Product of all elements of the F32 vector

float64 v_f32_reduce_min(float64 x)

Minimum value of all elements of the F32 vector

float64 v_f32_reduce_max(float64 x)

Maximum value of all elements of the F32 vector

uint64_float64_pair_t v_f32_reduce_argmin(float64 x)

Index of the minmum value of all elements of the F32 vector

uint64_float64_pair_t v_f32_reduce_argmax(float64 x)

Index of the maximum value of all elements of the F32 vector

int64 v_i32_reduce_add(int64 x)

Summation of all elements of the I32 vector

int64 v_i32_reduce_max(int64 x)

Maximum value of all elements of the I32 vector

uint64_int64_pair_t v_i32_reduce_argmin(int64 x)

Index of the minmum value of all elements of the I32 vector

uint64_int64_pair_t v_i32_reduce_argmax(int64 x)

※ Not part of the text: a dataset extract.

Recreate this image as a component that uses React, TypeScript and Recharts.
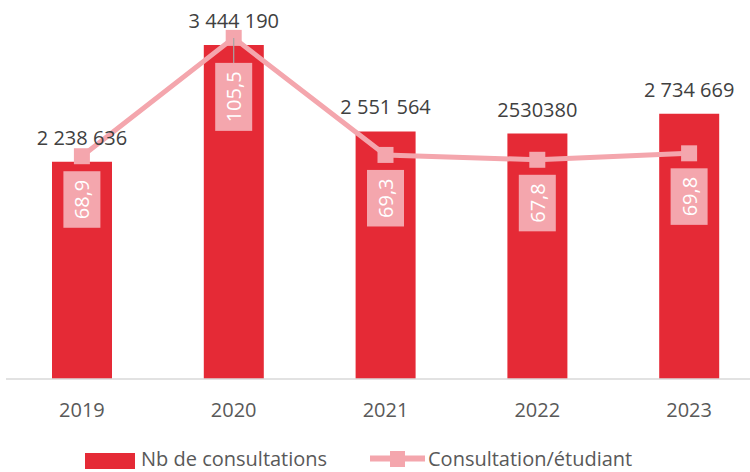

Index of the maximum value of all elements of the I32 vector

bfloat128 v_bf16_reduce_add(bfloat128 x)

Summation of all elements of the BF16 vector

bfloat128 v_bf16_reduce_min(bfloat128 x)

Minimum value of all elements of the BF16 vector

bfloat128 v_fb16_reduce_max(bfloat128 x)

Maximum value of all elements of the BF16 vector

short128 v_i16_reduce_min(short128 x)

Minimum value of all elements of the I16 vector

short128 v_i16_reduce_max(short128 x)

Maximum value of all elements of the I16 vector

char256 v_i8_reduce_min(char256 x)

Minimum value of all elements of the I8 vector

char256 v_i8_reduce_max(char256 x)

Maximum value of all elements of the I8 vector

uchar256 v_u8_reduce_min(uchar256 x)

Minimum value of all elements of the U8 vector

uchar256 v_u8_reduce_max(uchar256 x)

Maximum value of all elements of the U8 vector

Exceptions to C99 standard

Initialization of Bool256 Variable

The compiler regards Bool256 as an array of chars with length of 32. Use the following syntax to initialize all bits of the array to one:

bool256 a = {0xff} ;

Initialization of Local Memory

According to C99 : “If an object that has static or thread storage duration is not initialized explicitly and if it has arithmetic type, it is initialized to (positive or unsigned) zero;”*

For performance considerations, local memory is left un-utilized in the beginning of a program, although having static storage duration.